What happens if a cross-partition query exceeds the provisioned throughput of a collection in Cosmos DB?
If a cross-partition query exceeds the provisioned throughput of a collection, Cosmos DB will throttle the query and return a “429 – Too Many Requests” error. This can also result in additional charges.
How can the use of filters in queries reduce the cost of cross-partition queries?
The use of filters in a query can narrow down the amount of data that needs to be scanned. This reduces the number of request units (RUs) consumed, thereby reducing the cost.
What is the role of Request Units (RUs) in determining the cost of cross-partition queries?
In Cosmos DB, all database operations including queries are metered in terms of Request Units (RUs). The cost of a cross-partition query in Cosmos DB is determined by the capacity of RUs consumed by the operation.
How does the size of the data influence the cost of cross-partition queries?
The size of the data affects the cost of cross-partition queries. Large data sets require more RUs to process, making the query more expensive.
How does reducing the scope of properties in a query affect the cost of cross-partition queries?
Reducing the scope of properties in a query reduces the amount of data that needs to be retrieved and processed. This lowers the number of RUs consumed and reduces query cost.
How can the use of stored procedures reduce the cost of cross-partition queries?
Stored procedures run on the database server and can process data within a single partition. This reduces network traffic and the amount of data that must be processed, leading to lower RU consumption and reduced cost.

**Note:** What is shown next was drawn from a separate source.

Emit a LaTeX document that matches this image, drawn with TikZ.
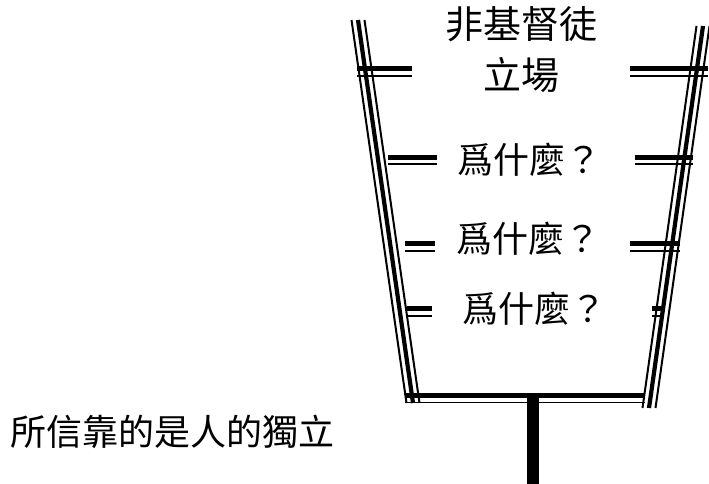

How does the data model of the Cosmos DB impact the cost of cross-partition queries?
A well-designed data model can optimize the distribution and access pattern of data, reducing the number of partitions a query must span, which in turn decreases the cost of cross-partition queries.
What methods should be avoided to reduce the cost of cross-partition queries?
Avoid using methods such as “SELECT *”, which may retrieve unnecessary properties and increase the cost, and ordering operations, which may need to touch all data in partitions and incur higher RU charge.